Letture ConsigliateNewsRosalia Giangreco

Youtuber, influencer, challenge e altri disastri

Dopo l’ennesima tragedia, consumata stavolta a danno di un bambino di 5 anni e della sua sfortunata famiglia, si torna a parlare della necessità o meglio dell’urgenza di regolamentare l’uso di social, smartphone e tutto ciò che ha a che fare con il digitale. 

Ma bisognerebbe capire anche come si fa a noleggiare un’auto di grossa cilindrata quando la Legge vieta la guida di bolidi fino a 21 anni.

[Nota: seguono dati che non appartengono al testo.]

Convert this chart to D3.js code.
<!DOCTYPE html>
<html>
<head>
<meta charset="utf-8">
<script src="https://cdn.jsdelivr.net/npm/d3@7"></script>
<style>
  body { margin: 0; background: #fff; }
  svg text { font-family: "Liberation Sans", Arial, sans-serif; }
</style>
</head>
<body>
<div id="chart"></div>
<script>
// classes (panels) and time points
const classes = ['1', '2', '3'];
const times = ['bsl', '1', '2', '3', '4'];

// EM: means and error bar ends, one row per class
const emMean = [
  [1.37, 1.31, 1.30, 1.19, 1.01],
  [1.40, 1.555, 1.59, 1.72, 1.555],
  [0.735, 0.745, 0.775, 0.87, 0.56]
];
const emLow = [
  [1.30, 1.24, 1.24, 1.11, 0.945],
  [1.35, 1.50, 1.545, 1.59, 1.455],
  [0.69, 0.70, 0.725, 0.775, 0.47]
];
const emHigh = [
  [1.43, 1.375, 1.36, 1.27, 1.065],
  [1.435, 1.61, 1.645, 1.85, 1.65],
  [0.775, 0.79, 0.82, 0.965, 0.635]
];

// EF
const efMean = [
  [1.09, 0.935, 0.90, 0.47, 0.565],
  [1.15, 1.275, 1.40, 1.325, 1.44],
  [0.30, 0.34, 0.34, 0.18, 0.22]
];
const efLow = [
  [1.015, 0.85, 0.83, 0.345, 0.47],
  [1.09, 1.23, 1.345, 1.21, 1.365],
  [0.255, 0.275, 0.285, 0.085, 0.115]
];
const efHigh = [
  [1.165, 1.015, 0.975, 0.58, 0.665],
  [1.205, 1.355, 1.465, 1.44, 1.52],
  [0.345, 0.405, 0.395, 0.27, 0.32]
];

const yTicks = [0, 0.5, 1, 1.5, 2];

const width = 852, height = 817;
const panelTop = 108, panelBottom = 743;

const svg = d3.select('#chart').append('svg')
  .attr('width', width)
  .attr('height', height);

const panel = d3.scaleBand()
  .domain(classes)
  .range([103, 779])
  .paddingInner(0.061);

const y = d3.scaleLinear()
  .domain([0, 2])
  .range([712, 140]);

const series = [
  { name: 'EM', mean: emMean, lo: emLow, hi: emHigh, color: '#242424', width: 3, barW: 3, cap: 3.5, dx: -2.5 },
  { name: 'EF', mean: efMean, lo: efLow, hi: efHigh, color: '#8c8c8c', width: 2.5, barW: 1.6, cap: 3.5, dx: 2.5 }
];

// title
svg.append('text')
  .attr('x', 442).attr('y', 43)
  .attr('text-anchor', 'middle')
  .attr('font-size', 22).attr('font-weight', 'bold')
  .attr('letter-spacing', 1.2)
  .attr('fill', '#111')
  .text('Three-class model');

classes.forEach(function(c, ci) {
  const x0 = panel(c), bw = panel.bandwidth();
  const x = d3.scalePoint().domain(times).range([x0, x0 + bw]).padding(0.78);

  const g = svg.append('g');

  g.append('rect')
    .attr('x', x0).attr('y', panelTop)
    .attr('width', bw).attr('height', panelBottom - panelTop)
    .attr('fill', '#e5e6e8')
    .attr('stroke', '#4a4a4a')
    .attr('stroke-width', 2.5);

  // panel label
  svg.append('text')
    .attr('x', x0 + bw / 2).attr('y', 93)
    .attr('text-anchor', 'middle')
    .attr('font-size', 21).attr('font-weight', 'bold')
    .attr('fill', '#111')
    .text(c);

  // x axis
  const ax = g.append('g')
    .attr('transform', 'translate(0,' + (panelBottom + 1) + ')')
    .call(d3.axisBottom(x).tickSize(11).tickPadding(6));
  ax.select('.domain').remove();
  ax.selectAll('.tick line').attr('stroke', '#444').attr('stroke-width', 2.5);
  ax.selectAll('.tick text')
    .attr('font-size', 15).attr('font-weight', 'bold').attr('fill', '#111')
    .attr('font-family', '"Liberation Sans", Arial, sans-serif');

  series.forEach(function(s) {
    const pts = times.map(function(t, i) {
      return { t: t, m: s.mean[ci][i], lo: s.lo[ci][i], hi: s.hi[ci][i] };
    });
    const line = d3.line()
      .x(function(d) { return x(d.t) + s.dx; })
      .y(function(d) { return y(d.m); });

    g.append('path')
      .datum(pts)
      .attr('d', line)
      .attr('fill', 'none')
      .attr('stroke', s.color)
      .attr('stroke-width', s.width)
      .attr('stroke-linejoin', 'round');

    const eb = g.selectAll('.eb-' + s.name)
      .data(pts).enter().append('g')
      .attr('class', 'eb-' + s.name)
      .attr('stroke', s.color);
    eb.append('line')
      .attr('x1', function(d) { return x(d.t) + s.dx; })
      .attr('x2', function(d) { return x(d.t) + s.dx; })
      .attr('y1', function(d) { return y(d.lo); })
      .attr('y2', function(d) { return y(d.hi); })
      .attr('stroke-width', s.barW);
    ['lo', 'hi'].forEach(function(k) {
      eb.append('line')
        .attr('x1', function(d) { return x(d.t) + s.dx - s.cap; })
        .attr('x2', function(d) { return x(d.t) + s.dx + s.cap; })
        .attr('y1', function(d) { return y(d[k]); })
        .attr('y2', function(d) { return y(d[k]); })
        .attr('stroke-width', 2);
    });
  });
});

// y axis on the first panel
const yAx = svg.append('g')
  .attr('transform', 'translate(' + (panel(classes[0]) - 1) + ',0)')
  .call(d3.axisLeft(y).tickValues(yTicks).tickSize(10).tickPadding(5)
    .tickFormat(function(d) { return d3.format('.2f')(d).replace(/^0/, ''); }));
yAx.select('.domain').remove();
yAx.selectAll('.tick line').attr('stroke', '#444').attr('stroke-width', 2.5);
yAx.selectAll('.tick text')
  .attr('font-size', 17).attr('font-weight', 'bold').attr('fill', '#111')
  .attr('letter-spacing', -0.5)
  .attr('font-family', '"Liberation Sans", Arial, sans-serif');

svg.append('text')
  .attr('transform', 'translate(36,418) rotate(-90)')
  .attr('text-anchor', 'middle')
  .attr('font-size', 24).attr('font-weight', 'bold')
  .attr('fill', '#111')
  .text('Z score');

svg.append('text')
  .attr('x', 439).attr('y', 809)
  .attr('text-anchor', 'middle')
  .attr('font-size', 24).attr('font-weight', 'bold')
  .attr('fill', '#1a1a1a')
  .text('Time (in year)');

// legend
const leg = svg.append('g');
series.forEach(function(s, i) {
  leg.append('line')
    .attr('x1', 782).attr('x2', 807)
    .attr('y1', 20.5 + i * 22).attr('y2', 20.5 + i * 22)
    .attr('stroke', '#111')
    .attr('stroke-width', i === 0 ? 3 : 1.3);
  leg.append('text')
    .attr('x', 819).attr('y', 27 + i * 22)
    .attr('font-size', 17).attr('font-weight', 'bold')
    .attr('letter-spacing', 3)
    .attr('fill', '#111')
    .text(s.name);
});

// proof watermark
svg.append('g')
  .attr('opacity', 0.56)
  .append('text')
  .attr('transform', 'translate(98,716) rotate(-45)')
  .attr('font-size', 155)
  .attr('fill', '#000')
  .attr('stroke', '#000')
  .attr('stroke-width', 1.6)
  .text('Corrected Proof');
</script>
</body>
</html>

Il problema è sempre e solo uno e si chiama famiglia. Con i tablet e i telefonini si mettono a tacere i neonati in pizzeria, dal parrucchiere, in auto e soprattutto a casa perché i genitori non vogliono essere disturbati mentre guardano le vite degli altri sui social o mentre postano storie su instagram o fanno anche loro i tiktoker. Con il digitale, il bambino non piange ma diventa lentamente dipendente dal mezzo al punto che se gli viene tolto urla e si dimena come quando ha fame e nessuno gli porta il biberon. Il bimbo poi cresce, l’orgoglio di mamma e papà che lo esibiscono agli amici come piccolo talento nell’uso del telefonino. Così, il primo regalo, magari in occasione della prima comunione o del compleanno, non sarà una vacanza in un parco divertimenti o una banale bicicletta, ma l’ultima generazione di telefono anche se andrà a scuola senza materiale scolastico né libri, perché tanto ormai a chi e a cosa servono, se da grandi saranno tutti youtuber o influencer? 

Ma è nell’adolescenza che si cominciano a vedere i primi segni di un percorso di crescita non armonico, quando a scuola non riescono a separarsi dal cellulare, la vita sociale non funziona, il rendimento scolastico è basso, la soglia dell’attenzione inesistente, la memoria a breve e lungo termine solo visiva…

Questo accade oggi. 

Certo, vedere da mane a sera come pochi eletti trascorrano il proprio tempo su gommoni e yacht di lusso, auto di grossa cilindrata, spritz a bordo piscina, viaggi improbabili, mise di grandi maison, fa venire voglia di imitare. “D’altronde se lo fanno loro perché non posso farlo io?”- pensa il ragazzino medio. Quando si arriva a questo punto, l’intervento del genitore è tardivo, ammesso che ci sia, perché in una fase di vita bisogna vietare, in un’altra concedere con limiti d’uso e controllo e nel frattempo spiegare al proprio figlio che la vita va vissuta secondo legalità, onestà e rispetto degli altri. Ma soprattutto che ciascuno traccia il solco della propria esistenza con sacrifici, studio e obiettivi concreti da raggiungere. Ogni vita è a sé e non bisogna imitare né tantomeno emulare quella degli altri. 

Per un genitore è più facile dire di sì ed evitare discussioni snervanti e le conseguenze di questi comportamenti sono sotto gli occhi di tutti. Dire no è più complicato perché bisogna motivare, spiegare, dialogare, alzare cioè gli occhi dal proprio telefonino, dunque è più difficile, faticoso, stressante. Risultato? Le tragedie che ogni giorno vanno in prima pagina.

Adesso la palla passa al legislatore, sperando che regolamenti l’uso dei social e lo vieti fino a una soglia d’età in cui si raggiunge la consapevolezza nell’uso di dispositivi che, se tanto utili sono ai fini del progresso, non lo sono altrettanto per lo sviluppo armonico di giovani generazioni già di per se complesse da educare e gestire.